## TO DO
Extract the lines between the ones holding "Output the Python" and "dilutions = ['1:100', '1:10']", inclusive, exactly as written and nothing more.

## RECORDS FOR THIS EXERCISE
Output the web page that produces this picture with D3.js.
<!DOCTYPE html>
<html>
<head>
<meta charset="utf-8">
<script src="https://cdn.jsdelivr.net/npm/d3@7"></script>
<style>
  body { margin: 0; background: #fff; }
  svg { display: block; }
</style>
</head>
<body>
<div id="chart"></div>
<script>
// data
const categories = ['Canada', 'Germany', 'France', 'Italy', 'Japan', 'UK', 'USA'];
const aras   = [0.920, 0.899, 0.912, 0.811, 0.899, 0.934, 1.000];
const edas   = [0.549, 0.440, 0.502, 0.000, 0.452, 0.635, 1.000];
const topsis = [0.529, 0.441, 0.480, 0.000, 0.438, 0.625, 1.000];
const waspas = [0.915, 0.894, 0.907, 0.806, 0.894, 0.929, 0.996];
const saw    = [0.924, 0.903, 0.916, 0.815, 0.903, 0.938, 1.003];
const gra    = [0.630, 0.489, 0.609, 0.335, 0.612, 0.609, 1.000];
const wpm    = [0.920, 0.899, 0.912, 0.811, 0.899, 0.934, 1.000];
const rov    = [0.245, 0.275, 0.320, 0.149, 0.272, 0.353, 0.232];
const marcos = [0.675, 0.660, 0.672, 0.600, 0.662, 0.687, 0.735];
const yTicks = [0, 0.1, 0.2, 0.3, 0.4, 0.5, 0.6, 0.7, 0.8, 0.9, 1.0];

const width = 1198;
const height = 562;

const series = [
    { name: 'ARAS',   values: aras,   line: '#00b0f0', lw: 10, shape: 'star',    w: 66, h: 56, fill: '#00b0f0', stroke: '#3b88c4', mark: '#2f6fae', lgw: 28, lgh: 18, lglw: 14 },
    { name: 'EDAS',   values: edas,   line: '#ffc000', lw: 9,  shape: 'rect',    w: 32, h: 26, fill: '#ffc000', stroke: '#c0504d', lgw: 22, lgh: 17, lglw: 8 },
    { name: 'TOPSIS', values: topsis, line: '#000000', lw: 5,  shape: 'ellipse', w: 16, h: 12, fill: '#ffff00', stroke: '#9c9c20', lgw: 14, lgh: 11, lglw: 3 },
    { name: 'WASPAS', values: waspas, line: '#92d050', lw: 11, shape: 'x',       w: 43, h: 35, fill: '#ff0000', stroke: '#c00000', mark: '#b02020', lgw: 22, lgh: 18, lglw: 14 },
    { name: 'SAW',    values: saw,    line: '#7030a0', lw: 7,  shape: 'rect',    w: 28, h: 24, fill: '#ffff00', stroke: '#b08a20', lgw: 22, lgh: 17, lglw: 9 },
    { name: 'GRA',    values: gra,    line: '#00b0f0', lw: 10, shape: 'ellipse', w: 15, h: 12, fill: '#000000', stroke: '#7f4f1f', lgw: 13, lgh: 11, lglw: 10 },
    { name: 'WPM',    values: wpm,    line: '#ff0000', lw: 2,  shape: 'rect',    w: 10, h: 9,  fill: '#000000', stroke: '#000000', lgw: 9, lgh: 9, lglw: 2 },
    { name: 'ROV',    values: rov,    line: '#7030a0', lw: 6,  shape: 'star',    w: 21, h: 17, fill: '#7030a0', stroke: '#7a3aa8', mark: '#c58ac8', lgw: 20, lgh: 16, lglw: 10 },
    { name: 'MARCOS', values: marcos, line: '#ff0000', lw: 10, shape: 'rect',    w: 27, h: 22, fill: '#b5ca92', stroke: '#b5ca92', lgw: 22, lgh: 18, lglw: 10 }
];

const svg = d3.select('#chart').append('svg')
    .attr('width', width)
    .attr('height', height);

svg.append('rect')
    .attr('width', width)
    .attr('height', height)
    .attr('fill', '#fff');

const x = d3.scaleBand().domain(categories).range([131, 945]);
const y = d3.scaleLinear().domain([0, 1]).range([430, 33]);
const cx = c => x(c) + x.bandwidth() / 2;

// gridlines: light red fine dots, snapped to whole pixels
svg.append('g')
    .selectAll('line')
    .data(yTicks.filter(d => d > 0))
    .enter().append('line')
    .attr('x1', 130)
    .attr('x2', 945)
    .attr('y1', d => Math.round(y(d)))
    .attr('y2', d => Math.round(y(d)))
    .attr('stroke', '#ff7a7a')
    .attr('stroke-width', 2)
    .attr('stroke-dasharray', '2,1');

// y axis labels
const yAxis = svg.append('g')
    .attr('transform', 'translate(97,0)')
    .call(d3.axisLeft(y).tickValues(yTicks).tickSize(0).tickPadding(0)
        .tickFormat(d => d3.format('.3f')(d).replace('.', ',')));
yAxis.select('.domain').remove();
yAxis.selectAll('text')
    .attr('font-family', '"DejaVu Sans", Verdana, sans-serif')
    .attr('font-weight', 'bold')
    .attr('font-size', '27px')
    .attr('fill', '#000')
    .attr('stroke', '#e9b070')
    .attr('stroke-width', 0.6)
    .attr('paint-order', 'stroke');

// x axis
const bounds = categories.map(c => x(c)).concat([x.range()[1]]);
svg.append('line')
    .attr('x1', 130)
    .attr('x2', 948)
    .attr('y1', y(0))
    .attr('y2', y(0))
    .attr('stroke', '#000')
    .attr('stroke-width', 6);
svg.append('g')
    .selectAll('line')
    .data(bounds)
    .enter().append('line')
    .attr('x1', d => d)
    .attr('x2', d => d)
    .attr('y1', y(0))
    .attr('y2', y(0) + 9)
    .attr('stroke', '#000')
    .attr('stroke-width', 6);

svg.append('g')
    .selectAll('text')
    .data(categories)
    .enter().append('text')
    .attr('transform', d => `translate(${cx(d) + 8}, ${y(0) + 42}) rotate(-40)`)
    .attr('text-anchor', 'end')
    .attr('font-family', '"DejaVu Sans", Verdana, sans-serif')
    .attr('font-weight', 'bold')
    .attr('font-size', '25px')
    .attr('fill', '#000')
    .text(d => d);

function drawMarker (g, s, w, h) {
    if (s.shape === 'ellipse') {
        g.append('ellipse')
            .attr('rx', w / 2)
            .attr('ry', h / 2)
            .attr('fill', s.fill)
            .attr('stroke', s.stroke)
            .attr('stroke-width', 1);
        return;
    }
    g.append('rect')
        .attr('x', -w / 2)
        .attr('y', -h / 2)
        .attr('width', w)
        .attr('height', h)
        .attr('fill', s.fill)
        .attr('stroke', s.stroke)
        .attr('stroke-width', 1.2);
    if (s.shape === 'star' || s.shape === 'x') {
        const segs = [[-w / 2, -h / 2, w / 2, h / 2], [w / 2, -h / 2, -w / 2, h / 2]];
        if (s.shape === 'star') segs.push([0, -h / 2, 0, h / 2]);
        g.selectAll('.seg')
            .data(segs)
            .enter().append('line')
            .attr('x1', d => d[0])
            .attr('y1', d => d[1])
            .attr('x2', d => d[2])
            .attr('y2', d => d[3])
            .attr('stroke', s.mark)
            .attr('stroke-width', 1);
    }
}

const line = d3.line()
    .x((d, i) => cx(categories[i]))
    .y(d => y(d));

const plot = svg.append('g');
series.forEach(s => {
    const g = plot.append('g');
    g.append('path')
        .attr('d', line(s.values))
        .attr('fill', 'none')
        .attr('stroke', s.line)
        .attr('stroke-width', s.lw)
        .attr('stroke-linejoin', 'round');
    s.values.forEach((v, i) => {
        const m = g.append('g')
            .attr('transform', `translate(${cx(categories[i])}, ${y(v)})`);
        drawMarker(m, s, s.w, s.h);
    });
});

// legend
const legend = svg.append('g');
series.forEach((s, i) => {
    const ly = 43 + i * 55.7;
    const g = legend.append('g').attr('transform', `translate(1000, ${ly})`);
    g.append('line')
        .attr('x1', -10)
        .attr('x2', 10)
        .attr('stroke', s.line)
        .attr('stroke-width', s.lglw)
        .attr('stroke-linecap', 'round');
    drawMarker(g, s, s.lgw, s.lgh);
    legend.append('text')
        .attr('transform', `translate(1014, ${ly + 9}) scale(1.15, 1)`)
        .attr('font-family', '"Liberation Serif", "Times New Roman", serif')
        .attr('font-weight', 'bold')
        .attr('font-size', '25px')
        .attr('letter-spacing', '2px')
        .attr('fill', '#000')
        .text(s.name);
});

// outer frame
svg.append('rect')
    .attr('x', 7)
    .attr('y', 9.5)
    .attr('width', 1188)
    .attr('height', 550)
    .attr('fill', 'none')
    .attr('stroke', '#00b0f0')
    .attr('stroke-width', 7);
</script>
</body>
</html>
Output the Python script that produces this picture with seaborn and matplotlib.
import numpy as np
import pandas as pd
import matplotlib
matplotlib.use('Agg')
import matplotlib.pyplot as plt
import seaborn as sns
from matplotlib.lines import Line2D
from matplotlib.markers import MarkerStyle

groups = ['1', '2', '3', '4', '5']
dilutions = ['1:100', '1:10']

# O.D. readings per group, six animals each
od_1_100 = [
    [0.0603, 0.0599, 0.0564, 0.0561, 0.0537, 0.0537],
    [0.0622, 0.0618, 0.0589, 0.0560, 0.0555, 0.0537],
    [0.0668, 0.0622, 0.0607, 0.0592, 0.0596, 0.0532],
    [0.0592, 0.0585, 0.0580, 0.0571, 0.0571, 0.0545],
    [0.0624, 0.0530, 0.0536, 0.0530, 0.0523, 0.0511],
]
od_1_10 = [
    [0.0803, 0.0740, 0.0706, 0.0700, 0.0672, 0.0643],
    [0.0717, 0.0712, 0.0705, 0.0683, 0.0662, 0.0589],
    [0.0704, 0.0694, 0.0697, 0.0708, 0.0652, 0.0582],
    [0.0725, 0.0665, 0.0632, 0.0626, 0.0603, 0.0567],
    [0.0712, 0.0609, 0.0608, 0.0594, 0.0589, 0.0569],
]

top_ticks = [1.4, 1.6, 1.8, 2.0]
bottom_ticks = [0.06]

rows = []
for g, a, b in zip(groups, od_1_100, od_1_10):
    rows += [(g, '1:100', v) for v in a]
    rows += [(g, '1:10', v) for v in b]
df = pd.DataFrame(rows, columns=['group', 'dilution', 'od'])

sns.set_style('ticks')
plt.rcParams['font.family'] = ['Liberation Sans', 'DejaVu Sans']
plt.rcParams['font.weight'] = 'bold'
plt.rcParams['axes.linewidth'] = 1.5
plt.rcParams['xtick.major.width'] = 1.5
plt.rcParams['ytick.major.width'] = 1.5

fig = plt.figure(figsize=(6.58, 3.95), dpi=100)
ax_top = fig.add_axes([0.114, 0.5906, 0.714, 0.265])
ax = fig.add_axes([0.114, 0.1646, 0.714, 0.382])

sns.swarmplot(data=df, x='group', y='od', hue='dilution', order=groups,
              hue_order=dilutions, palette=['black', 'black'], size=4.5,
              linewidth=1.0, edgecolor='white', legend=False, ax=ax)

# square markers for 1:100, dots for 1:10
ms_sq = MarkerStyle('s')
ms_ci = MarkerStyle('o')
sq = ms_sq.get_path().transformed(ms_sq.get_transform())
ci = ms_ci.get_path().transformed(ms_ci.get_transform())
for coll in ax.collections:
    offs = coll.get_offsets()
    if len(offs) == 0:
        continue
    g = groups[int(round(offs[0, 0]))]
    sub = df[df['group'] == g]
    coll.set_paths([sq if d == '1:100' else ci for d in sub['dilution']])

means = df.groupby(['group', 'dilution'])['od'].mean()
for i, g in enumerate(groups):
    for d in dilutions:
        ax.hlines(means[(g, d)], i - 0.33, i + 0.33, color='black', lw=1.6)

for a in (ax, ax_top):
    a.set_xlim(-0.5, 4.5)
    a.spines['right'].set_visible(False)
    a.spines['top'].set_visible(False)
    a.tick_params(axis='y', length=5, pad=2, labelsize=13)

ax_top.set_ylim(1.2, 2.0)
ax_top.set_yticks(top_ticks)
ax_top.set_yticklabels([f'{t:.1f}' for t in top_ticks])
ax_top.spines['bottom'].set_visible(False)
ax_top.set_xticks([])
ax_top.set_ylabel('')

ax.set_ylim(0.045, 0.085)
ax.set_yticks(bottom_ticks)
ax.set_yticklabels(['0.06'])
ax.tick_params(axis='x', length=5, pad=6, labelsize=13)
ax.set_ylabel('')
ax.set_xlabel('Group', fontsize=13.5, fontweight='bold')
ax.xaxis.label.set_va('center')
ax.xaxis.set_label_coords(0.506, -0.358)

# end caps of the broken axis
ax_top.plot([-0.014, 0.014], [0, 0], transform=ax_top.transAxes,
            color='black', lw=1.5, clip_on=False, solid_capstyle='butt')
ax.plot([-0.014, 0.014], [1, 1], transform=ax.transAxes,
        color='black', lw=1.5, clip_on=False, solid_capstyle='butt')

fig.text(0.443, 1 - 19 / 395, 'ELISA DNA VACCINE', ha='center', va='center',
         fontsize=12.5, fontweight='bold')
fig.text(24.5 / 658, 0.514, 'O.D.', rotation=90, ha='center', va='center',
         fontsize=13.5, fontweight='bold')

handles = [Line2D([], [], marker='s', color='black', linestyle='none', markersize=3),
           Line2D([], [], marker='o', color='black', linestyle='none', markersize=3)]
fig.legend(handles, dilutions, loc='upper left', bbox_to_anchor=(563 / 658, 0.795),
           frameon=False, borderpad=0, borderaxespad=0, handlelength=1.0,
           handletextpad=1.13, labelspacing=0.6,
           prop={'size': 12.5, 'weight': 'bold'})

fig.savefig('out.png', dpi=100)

## REPLY TO THE TASK
Output the Python script that produces this picture with seaborn and matplotlib.
import numpy as np
import pandas as pd
import matplotlib
matplotlib.use('Agg')
import matplotlib.pyplot as plt
import seaborn as sns
from matplotlib.lines import Line2D
from matplotlib.markers import MarkerStyle

groups = ['1', '2', '3', '4', '5']
dilutions = ['1:100', '1:10']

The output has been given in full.